● Exercise instructions: Exactly the lines from the line containing "Clone this chart in matplotlib." through the line containing "12, 6, 3, 1, 0.5, 0.3, 0.3]" are to be echoed, with both included and pictures left out.

--- Start Source data ---

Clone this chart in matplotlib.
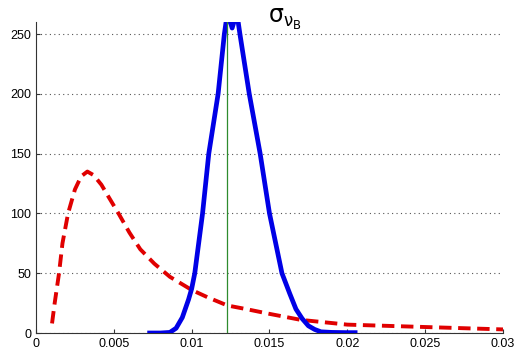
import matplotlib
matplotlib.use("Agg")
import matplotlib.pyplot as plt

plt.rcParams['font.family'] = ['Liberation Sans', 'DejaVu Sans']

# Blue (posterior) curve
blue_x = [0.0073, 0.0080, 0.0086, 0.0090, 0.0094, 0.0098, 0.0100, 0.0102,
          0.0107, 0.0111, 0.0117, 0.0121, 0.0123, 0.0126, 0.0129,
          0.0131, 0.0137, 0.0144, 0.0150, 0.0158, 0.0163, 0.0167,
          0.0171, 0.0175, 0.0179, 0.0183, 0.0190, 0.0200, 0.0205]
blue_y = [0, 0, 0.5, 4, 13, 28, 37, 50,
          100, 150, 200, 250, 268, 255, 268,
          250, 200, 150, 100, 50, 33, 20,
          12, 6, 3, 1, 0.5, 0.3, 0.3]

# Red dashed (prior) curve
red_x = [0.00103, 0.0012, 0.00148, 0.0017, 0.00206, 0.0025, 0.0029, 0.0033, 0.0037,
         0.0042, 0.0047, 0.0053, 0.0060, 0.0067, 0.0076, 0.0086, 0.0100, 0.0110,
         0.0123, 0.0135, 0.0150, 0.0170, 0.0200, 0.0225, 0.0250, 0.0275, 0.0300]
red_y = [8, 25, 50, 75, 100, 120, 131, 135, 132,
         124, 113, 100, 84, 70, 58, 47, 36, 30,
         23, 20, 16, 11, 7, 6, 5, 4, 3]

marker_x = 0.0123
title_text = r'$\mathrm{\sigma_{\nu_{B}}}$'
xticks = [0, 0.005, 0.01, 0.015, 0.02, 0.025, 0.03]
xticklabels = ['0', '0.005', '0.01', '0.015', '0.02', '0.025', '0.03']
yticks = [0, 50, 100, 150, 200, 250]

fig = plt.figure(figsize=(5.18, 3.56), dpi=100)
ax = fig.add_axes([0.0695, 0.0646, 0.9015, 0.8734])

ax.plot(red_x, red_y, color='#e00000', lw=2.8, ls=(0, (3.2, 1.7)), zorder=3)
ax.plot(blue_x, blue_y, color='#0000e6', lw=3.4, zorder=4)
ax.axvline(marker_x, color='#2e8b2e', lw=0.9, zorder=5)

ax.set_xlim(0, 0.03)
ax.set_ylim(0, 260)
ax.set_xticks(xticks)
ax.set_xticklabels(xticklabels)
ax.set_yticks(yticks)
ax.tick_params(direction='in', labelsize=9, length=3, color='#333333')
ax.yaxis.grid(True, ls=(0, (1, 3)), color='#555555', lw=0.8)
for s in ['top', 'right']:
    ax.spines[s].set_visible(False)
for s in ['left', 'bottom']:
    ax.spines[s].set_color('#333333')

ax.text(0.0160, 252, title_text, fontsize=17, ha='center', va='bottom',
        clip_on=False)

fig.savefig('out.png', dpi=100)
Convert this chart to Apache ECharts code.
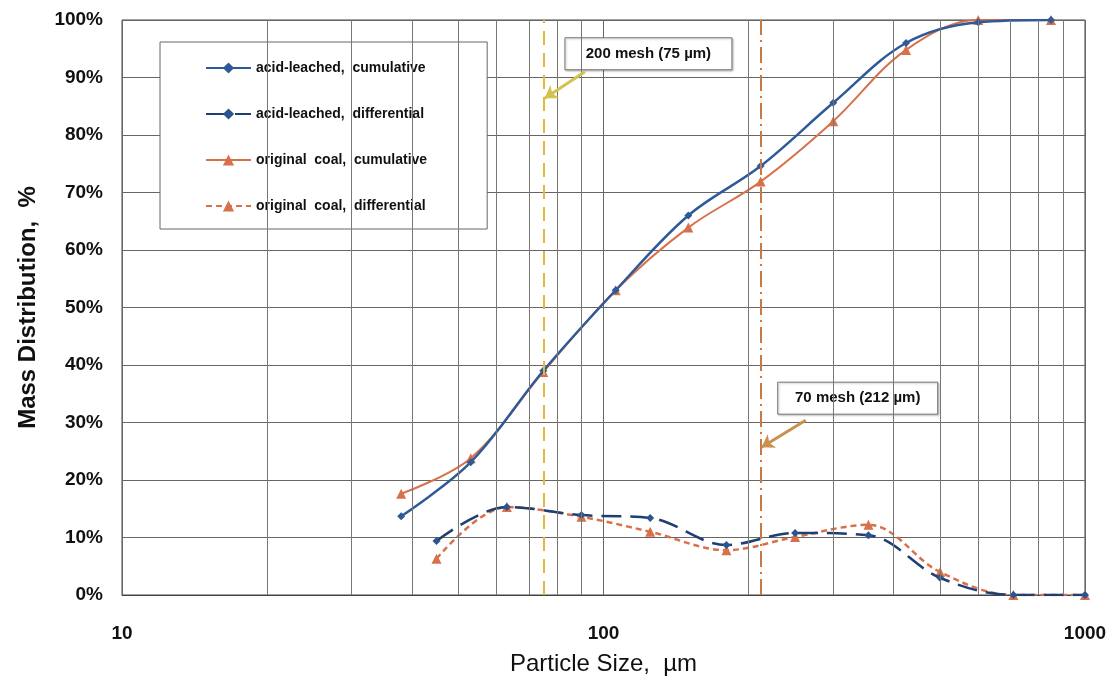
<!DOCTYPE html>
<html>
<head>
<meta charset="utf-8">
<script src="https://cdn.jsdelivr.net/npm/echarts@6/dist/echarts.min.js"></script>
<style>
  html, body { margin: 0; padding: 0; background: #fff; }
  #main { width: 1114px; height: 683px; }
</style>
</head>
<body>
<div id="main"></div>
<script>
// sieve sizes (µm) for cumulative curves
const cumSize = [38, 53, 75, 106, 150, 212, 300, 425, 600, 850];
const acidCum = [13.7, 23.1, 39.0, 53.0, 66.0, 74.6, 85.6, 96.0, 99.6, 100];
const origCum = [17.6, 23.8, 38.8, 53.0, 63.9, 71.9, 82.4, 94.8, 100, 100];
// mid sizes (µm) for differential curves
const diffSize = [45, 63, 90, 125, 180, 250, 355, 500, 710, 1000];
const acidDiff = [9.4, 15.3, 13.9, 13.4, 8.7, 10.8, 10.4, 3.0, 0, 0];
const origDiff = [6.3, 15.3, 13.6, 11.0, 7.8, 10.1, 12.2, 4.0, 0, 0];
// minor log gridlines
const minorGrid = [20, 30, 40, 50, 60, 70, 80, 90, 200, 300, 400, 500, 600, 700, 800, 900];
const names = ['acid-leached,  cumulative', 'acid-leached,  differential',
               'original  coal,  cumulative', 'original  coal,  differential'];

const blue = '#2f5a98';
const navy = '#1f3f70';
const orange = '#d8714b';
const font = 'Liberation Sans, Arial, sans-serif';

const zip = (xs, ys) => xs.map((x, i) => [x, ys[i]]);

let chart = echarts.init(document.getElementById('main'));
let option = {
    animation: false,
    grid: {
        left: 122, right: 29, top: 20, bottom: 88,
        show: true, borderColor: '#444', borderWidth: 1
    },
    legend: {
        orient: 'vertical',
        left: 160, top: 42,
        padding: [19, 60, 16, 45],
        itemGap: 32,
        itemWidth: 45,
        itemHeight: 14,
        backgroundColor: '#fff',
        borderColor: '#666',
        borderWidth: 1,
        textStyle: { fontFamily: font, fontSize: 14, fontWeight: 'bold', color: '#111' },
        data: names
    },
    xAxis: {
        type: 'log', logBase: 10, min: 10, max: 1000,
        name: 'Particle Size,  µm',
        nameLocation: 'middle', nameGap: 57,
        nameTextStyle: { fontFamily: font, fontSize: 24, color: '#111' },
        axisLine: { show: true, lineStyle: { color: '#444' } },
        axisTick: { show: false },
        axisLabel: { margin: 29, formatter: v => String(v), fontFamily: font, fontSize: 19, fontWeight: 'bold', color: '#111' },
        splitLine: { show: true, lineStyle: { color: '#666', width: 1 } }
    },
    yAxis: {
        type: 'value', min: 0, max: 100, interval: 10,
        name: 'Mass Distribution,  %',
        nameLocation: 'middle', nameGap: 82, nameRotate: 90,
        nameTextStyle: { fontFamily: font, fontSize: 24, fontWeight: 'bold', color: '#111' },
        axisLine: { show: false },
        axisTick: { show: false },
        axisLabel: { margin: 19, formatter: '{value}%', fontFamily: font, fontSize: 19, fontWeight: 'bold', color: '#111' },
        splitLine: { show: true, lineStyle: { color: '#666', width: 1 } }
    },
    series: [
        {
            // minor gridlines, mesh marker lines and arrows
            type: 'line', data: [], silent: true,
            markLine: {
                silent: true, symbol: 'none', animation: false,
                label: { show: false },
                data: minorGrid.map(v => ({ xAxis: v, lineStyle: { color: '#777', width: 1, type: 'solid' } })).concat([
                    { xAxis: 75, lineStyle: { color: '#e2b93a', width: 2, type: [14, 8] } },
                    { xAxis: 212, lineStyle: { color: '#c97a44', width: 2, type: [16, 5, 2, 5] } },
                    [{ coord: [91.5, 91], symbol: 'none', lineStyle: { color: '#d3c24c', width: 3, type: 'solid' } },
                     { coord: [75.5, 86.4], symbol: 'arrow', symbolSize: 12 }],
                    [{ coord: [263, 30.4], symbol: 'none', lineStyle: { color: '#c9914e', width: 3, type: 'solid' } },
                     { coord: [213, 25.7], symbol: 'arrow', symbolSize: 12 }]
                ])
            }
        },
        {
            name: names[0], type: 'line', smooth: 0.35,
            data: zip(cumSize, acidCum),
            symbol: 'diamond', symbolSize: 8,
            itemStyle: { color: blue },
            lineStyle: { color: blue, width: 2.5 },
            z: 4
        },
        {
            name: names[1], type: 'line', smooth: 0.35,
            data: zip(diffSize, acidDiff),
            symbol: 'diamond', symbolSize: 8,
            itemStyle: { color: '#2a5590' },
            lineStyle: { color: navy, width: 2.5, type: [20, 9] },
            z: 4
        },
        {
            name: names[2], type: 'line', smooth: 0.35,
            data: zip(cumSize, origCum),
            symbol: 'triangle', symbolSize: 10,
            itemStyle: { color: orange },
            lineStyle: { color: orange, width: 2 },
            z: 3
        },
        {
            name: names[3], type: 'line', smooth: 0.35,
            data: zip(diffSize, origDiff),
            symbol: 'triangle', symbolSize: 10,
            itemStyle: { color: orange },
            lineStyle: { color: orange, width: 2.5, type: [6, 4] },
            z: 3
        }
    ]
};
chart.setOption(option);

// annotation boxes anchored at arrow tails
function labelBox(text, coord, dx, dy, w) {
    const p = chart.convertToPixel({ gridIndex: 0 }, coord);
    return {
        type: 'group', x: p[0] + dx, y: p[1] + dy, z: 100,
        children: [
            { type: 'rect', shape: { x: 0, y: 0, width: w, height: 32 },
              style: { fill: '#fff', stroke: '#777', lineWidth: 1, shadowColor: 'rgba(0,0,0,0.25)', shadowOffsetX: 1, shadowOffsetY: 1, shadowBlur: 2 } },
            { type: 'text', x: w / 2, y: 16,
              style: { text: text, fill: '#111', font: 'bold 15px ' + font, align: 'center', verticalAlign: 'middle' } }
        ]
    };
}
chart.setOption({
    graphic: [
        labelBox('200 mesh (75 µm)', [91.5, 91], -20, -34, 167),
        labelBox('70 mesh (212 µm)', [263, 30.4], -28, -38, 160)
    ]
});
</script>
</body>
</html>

--- End Source data ---
--- Start Source data ---

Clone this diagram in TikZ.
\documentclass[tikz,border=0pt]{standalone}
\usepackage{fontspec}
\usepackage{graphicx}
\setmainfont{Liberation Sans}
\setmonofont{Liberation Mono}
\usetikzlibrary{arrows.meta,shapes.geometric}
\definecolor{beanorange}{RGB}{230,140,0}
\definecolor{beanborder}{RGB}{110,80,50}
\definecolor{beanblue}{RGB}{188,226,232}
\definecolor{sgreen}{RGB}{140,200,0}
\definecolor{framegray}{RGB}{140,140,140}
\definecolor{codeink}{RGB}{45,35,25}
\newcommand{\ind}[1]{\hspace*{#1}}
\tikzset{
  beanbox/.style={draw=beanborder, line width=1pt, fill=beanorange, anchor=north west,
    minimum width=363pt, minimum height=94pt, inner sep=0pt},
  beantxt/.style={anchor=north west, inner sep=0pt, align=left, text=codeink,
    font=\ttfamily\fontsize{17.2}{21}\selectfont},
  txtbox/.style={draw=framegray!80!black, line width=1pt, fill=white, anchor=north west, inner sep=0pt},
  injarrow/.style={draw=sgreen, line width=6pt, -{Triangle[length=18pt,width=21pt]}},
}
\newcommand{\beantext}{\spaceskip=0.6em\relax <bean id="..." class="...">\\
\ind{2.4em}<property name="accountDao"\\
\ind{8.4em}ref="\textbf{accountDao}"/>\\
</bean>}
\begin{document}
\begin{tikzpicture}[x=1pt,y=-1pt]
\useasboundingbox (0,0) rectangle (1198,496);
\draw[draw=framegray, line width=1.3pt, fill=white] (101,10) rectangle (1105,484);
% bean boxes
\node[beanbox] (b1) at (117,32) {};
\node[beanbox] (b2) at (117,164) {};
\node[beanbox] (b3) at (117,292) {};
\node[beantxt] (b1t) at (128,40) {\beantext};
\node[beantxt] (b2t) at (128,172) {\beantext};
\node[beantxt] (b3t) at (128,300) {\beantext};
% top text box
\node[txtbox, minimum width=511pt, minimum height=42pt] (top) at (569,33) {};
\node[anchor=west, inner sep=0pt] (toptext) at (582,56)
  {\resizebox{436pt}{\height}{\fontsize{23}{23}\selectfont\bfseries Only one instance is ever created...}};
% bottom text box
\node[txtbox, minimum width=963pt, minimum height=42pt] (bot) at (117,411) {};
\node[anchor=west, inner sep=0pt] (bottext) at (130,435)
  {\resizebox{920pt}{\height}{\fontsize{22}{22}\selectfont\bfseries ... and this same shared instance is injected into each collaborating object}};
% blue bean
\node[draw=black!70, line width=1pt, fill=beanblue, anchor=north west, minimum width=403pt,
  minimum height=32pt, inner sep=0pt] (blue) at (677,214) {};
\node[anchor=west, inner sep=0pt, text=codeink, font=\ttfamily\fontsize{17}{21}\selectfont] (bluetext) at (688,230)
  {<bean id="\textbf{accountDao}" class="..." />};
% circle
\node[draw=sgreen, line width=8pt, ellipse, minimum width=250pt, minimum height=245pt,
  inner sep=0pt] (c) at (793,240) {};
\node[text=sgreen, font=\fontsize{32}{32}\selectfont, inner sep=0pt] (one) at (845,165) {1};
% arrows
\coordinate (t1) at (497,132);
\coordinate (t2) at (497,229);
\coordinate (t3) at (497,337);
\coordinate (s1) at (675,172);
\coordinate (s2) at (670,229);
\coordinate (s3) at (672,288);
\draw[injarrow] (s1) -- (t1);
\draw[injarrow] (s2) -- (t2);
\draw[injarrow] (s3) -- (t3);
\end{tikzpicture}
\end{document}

--- End Source data ---

● Answer to this exercise:
Clone this chart in matplotlib.
import matplotlib
matplotlib.use("Agg")
import matplotlib.pyplot as plt

plt.rcParams['font.family'] = ['Liberation Sans', 'DejaVu Sans']

# Blue (posterior) curve
blue_x = [0.0073, 0.0080, 0.0086, 0.0090, 0.0094, 0.0098, 0.0100, 0.0102,
          0.0107, 0.0111, 0.0117, 0.0121, 0.0123, 0.0126, 0.0129,
          0.0131, 0.0137, 0.0144, 0.0150, 0.0158, 0.0163, 0.0167,
          0.0171, 0.0175, 0.0179, 0.0183, 0.0190, 0.0200, 0.0205]
blue_y = [0, 0, 0.5, 4, 13, 28, 37, 50,
          100, 150, 200, 250, 268, 255, 268,
          250, 200, 150, 100, 50, 33, 20,
          12, 6, 3, 1, 0.5, 0.3, 0.3]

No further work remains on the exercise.